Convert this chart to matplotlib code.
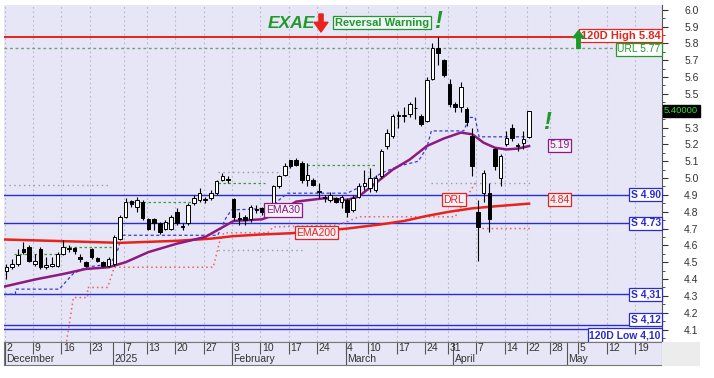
import numpy as np
import pandas as pd
import matplotlib
matplotlib.use("Agg")
import matplotlib.pyplot as plt
from matplotlib.ticker import MultipleLocator, FuncFormatter

plt.rcParams['font.family'] = ['Liberation Sans', 'DejaVu Sans']

# Athens trading calendar shown on the chart (future part is plain business days)
HOLIDAYS = ["2024-12-25", "2024-12-26", "2024-12-31", "2025-01-01", "2025-01-06",
            "2025-03-03", "2025-03-25", "2025-04-18", "2025-04-21"]
days = pd.bdate_range("2024-12-02", "2025-05-23")
days = days[~days.isin(pd.to_datetime(HOLIDAYS))]

# OHLC, 2 Dec 2024 .. 22 Apr 2025
opens = [4.45, 4.47, 4.49, 4.58, 4.59, 4.49, 4.58, 4.47, 4.48, 4.48,
         4.55, 4.58, 4.585, 4.53, 4.50, 4.58, 4.525, 4.50, 4.48, 4.49,
         4.64, 4.77, 4.865, 4.83, 4.86, 4.755, 4.755, 4.73, 4.70, 4.70,
         4.80, 4.715, 4.73, 4.85, 4.87, 4.875, 4.88, 4.91, 4.99, 4.995,
         4.875, 4.76, 4.77, 4.755, 4.81, 4.82, 4.80, 4.83, 4.95, 5.02,
         5.11, 5.11, 5.09, 4.99, 4.99, 4.92, 4.885, 4.87, 4.88, 4.86,
         4.87, 4.81, 4.89, 4.95, 4.94, 4.93, 5.01, 5.19, 5.25, 5.37,
         5.37, 5.38, 5.415, 5.37, 5.34, 5.59, 5.77, 5.70, 5.56, 5.44,
         5.42, 5.41, 5.25, 4.80, 4.91, 4.91, 5.17, 5.00, 5.20, 5.30,
         5.195, 5.21, 5.245]
highs = [4.49, 4.52, 4.58, 4.62, 4.60, 4.55, 4.59, 4.53, 4.53, 4.56,
         4.63, 4.60, 4.59, 4.55, 4.51, 4.585, 4.53, 4.51, 4.53, 4.66,
         4.78, 4.88, 4.87, 4.89, 4.87, 4.76, 4.76, 4.74, 4.75, 4.78,
         4.82, 4.73, 4.85, 4.90, 4.94, 4.89, 4.93, 4.99, 5.03, 5.01,
         4.88, 4.80, 4.78, 4.84, 4.84, 4.83, 4.84, 4.96, 5.02, 5.09,
         5.11, 5.12, 5.10, 5.09, 5.00, 4.97, 4.90, 4.92, 4.89, 4.90,
         4.88, 4.90, 4.97, 5.05, 5.06, 5.02, 5.17, 5.29, 5.38, 5.40,
         5.42, 5.45, 5.48, 5.38, 5.60, 5.80, 5.84, 5.71, 5.59, 5.45,
         5.57, 5.42, 5.30, 4.87, 5.05, 4.97, 5.18, 5.14, 5.28, 5.32,
         5.21, 5.28, 5.40]
lows = [4.40, 4.46, 4.48, 4.55, 4.50, 4.48, 4.46, 4.46, 4.47, 4.47,
        4.54, 4.56, 4.55, 4.50, 4.47, 4.52, 4.50, 4.47, 4.47, 4.48,
        4.63, 4.76, 4.83, 4.80, 4.75, 4.69, 4.69, 4.67, 4.69, 4.69,
        4.72, 4.69, 4.72, 4.84, 4.86, 4.85, 4.87, 4.90, 4.98, 4.97,
        4.75, 4.72, 4.72, 4.74, 4.79, 4.78, 4.79, 4.82, 4.94, 5.01,
        5.06, 5.07, 4.97, 4.95, 4.95, 4.88, 4.86, 4.86, 4.85, 4.82,
        4.77, 4.80, 4.88, 4.93, 4.92, 4.92, 5.00, 5.17, 5.24, 5.30,
        5.33, 5.36, 5.35, 5.31, 5.33, 5.58, 5.67, 5.60, 5.42, 5.39,
        5.39, 5.31, 5.01, 4.51, 4.86, 4.68, 5.05, 4.95, 5.19, 5.22,
        5.16, 5.17, 5.24]
closes = [4.47, 4.49, 4.54, 4.56, 4.51, 4.51, 4.47, 4.485, 4.49, 4.55,
          4.59, 4.585, 4.565, 4.52, 4.475, 4.53, 4.51, 4.475, 4.52, 4.65,
          4.77, 4.86, 4.845, 4.87, 4.76, 4.70, 4.735, 4.68, 4.74, 4.77,
          4.73, 4.71, 4.84, 4.88, 4.91, 4.87, 4.91, 4.98, 5.01, 4.99,
          4.77, 4.755, 4.75, 4.83, 4.815, 4.80, 4.83, 4.95, 5.01, 5.07,
          5.07, 5.08, 4.99, 5.02, 4.96, 4.925, 4.88, 4.90, 4.86, 4.89,
          4.80, 4.88, 4.95, 4.97, 5.00, 5.00, 5.16, 5.27, 5.37, 5.37,
          5.375, 5.44, 5.415, 5.32, 5.58, 5.77, 5.74, 5.61, 5.44, 5.42,
          5.54, 5.33, 5.07, 4.71, 5.03, 4.755, 5.07, 5.13, 5.24, 5.235,
          5.19, 5.23, 5.40]

# moving averages, (day index, value) read at points along the curves
ema30_x = [-0.42, 5, 10, 14, 18, 21, 25, 30, 35, 40, 45, 47, 51, 56, 60, 62,
           65, 68, 71, 74, 77, 80, 82, 84, 86, 88, 90, 92]
ema30_y = [4.355, 4.397, 4.43, 4.46, 4.47, 4.50, 4.56, 4.61, 4.65, 4.745, 4.755,
           4.78, 4.86, 4.88, 4.87, 4.89, 4.97, 5.05, 5.11, 5.19, 5.235, 5.27,
           5.26, 5.21, 5.18, 5.17, 5.175, 5.19]
ema200_x = [-0.42, 10, 20, 30, 36, 40, 45, 50, 55, 60, 66, 70, 74, 78, 82, 86, 92]
ema200_y = [4.635, 4.625, 4.615, 4.627, 4.64, 4.655, 4.665, 4.672, 4.685, 4.70,
            4.725, 4.745, 4.775, 4.80, 4.82, 4.832, 4.848]

# stop / channel lines
trail_x = [-0.42, 1.6, 1.6, 9.3, 11.7, 14, 18.3, 19.5, 20.3, 37.2, 38.6, 39.6,
           46.5, 48, 49.5, 60, 63, 66, 69, 72.5, 74, 74.8, 80.5, 81.5, 82.5,
           83.2, 92.5]
trail_y = [4.31, 4.31, 4.34, 4.34, 4.43, 4.47, 4.49, 4.56, 4.66, 4.66, 4.76, 4.81,
           4.82, 4.87, 4.91, 4.91, 4.96, 5.03, 5.07, 5.10, 5.18, 5.28, 5.28, 5.36,
           5.36, 5.245, 5.245]
drl_x = [10.6, 11.8, 14.3, 14.3, 17.8, 19.0, 36.4, 37.6, 38.3, 46.0, 47.0, 58.0,
         60.0, 62.0, 79.0, 82.5, np.nan, 83.8, 92.5]
drl_y = [4.03, 4.29, 4.29, 4.35, 4.35, 4.47, 4.47, 4.63, 4.675, 4.675, 4.71, 4.72,
         4.74, 4.77, 4.77, 4.97, np.nan, 4.70, 4.70]
green_levels = [(1.3, 9.6, 4.55), (10.1, 18.4, 4.59), (21.4, 32.5, 4.86),
                (37.3, 45.5, 4.97), (52.0, 64.8, 5.08)]
grey_levels = [(-0.42, 18.4, 4.956), (37.3, 48.0, 5.035), (37.3, 52.0, 4.57),
               (74.8, 92.5, 4.97)]

supports = [4.90, 4.73, 4.31, 4.125, 4.105]
support_labels = ["S 4.90", "S 4.73", "S 4,31", "S 4,12", "120D Low 4,10"]
high_120 = 5.84
url_level = 5.77
last_price = 5.40

BG = "#e6e6f6"
GREEN = "#1f9a2a"
RED = "#e8231c"
BLUE = "#2b2bd6"
PURPLE = "#8c1a80"

fig = plt.figure(figsize=(7.14, 3.78), dpi=100)
fig.patch.set_facecolor("white")
ax = fig.add_axes([4 / 714, 1 - 342 / 378, 658 / 714, 337 / 378])
ax.set_facecolor(BG)

x = np.arange(len(closes))
o = np.array(opens); c = np.array(closes)
xmin, xmax = -0.42, 115.4
ax.set_xlim(xmin, xmax)
ax.set_ylim(4.026, 6.028)

# week / month separators (the week holding the new year is not marked)
week_start = [i for i in range(len(days)) if i == 0 or days[i].isocalendar()[1] != days[i - 1].isocalendar()[1]]
week_start = [i for i in week_start if not (days[i].month == 12 and days[i].day > 28)]
month_start = [i for i in range(len(days)) if i == 0 or days[i].month != days[i - 1].month]
sep = np.array(week_start) - 0.3
ax.vlines(sep, 4.0, 6.1, colors="#b8b8cc", linestyles=(0, (1.5, 2.5)), lw=0.8, zorder=0)

# levels
ax.axhline(high_120, color=RED, lw=1.4, zorder=2)
ax.axhline(url_level, color="#7c9c7c", lw=1.0, ls=(0, (2, 2)), zorder=1)
for lv in supports:
    ax.axhline(lv, color=BLUE, lw=1.0, zorder=1)

for x0, x1, lv in green_levels:
    ax.plot([x0, x1], [lv, lv], color="#3c9a3c", lw=0.9, ls=(0, (2, 2)), zorder=1)
for x0, x1, lv in grey_levels:
    ax.plot([x0, x1], [lv, lv], color="#9a9aac", lw=1.0, ls=(0, (1, 2.5)), zorder=1)
ax.plot(trail_x, trail_y, color="#3a3ad8", lw=0.9, ls=(0, (2.5, 2)), zorder=1)
ax.plot(drl_x, drl_y, color="#f06060", lw=1.1, ls=(0, (1, 2)), zorder=1)

ax.plot(ema200_x, ema200_y, color=RED, lw=1.8, zorder=2)
ax.plot(ema30_x, ema30_y, color=PURPLE, lw=1.8, zorder=2)

# candles
ax.vlines(x, lows, highs, colors="black", lw=0.8, zorder=3)
body_h = np.maximum(np.abs(c - o), 0.004)
faces = ["white" if cc >= oo else "black" for oo, cc in zip(opens, closes)]
ax.bar(x, body_h, bottom=np.minimum(o, c), width=0.62, color=faces,
       edgecolor="black", linewidth=0.7, zorder=4)

# axis look; the last-price box sits where the 5.4 label would be
ax.yaxis.tick_right()
ax.yaxis.set_major_locator(MultipleLocator(0.1))
ax.yaxis.set_minor_locator(MultipleLocator(0.05))
ax.yaxis.set_major_formatter(FuncFormatter(
    lambda v, p: "" if abs(v - last_price) < 0.01 else f"{v:.1f}"))
ax.tick_params(axis="y", which="major", length=4, pad=12, labelsize=7.5,
               colors="#333333", direction="out")
ax.tick_params(axis="y", which="minor", length=2, colors="#333333")
ax.set_xticks([])
for s in ["top", "left"]:
    ax.spines[s].set_visible(False)
ax.spines["right"].set_color("#555555")
ax.spines["bottom"].set_color("#555555")

# labels on the levels
ytr = ax.get_yaxis_transform()
def level_label(txt, y, color, va="center", bold=False, fs=7.5):
    ax.text(0.998, y, txt, transform=ytr, ha="right", va=va, color=color,
            fontsize=fs, fontweight="bold" if bold else "normal", zorder=6,
            bbox=dict(boxstyle="square,pad=0.15", fc="white", ec=color, lw=0.9))

level_label("120D High 5.84", high_120 + 0.005, RED, bold=True, fs=8)
level_label("URL 5.77", url_level - 0.005, GREEN)
level_label(support_labels[0], supports[0], BLUE, bold=True)
level_label(support_labels[1], supports[1], BLUE, bold=True)
level_label(support_labels[2], supports[2], BLUE, bold=True)
level_label(support_labels[3], supports[3] + 0.006, BLUE, va="bottom", bold=True)
level_label(support_labels[4], supports[4] - 0.008, BLUE, va="top", bold=True)

def box(txt, xi, y, color):
    ax.text(xi, y, txt, ha="left", va="center", color=color, fontsize=7.5, zorder=6,
            bbox=dict(boxstyle="square,pad=0.15", fc="#f4f0f8", ec=color, lw=0.9))

box("EMA30", 45.7, 4.81, PURPLE)
box("EMA200", 51.0, 4.675, RED)
box("DRL", 76.9, 4.87, RED)
box("4.84", 95.6, 4.87, RED)
box("5.19", 95.6, 5.195, PURPLE)

ax.text(1.003, last_price, "5.40000", transform=ytr, ha="left", va="center",
        color="#30e030", fontsize=6.8, zorder=6, clip_on=False,
        bbox=dict(boxstyle="square,pad=0.15", fc="black", ec="black"))

# signals
ax.text(76.0, 5.93, "!", color=GREEN, fontsize=17, fontweight="bold",
        fontstyle="italic", ha="center", va="center", zorder=6)
ax.text(95.2, 5.33, "!", color=GREEN, fontsize=17, fontweight="bold",
        fontstyle="italic", ha="center", va="center", zorder=6)
ax.annotate("", xy=(100.7, 5.875), xytext=(100.7, 5.77),
            arrowprops=dict(facecolor=GREEN, edgecolor=GREEN, width=2.5,
                            headwidth=8, headlength=5), zorder=6)

# header
fig.text(268 / 714, 1 - 23 / 378, "EXAE", color=GREEN, fontsize=12.5,
         fontweight="bold", fontstyle="italic", ha="left", va="center")
ax.annotate("", xy=(321 / 714, 1 - 32 / 378), xytext=(321 / 714, 1 - 14 / 378),
            xycoords="figure fraction", textcoords="figure fraction",
            arrowprops=dict(facecolor=RED, edgecolor=RED, width=3,
                            headwidth=10, headlength=7))
fig.text(335 / 714, 1 - 22.5 / 378, "Reversal Warning", color=GREEN, fontsize=8,
         fontweight="bold", ha="left", va="center",
         bbox=dict(boxstyle="square,pad=0.15", fc="#f4f4fb", ec=GREEN, lw=0.9))

# date strip
axd = fig.add_axes([4 / 714, 1 - 365 / 378, 658 / 714, 23 / 378])
axd.set_facecolor(BG)
axd.set_xlim(xmin, xmax)
axd.set_ylim(0, 1)
axd.set_xticks([]); axd.set_yticks([])
for s in axd.spines.values():
    s.set_color("#777777")
    s.set_linewidth(0.8)
axd.vlines(sep, 0.5, 1, colors="#555555", lw=0.8)
for i in week_start:
    axd.text(i - 0.05, 0.74, str(days[i].day), ha="left", va="center",
             fontsize=7.5, color="#333333")
month_names = {12: "December", 1: "2025", 2: "February", 3: "March", 4: "April", 5: "May"}
for i in month_start:
    axd.vlines(i - 0.3, 0, 1, colors="#555555", lw=0.8)
    axd.text(i - 0.05, 0.25, month_names[days[i].month], ha="left", va="center",
             fontsize=7.5, color="#333333")

fig.patches.append(plt.Rectangle((662 / 714, 1 - 366 / 378), 38 / 714, 24 / 378,
                                 transform=fig.transFigure, fc="#ececec", ec="none"))

fig.savefig("out.png", dpi=100)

TO DO: Copy all lines of the material above where the string "matplotlib" occurs.

EXERCISE RESPONSE:
Convert this chart to matplotlib code.
import matplotlib
matplotlib.use("Agg")
import matplotlib.pyplot as plt
from matplotlib.ticker import MultipleLocator, FuncFormatter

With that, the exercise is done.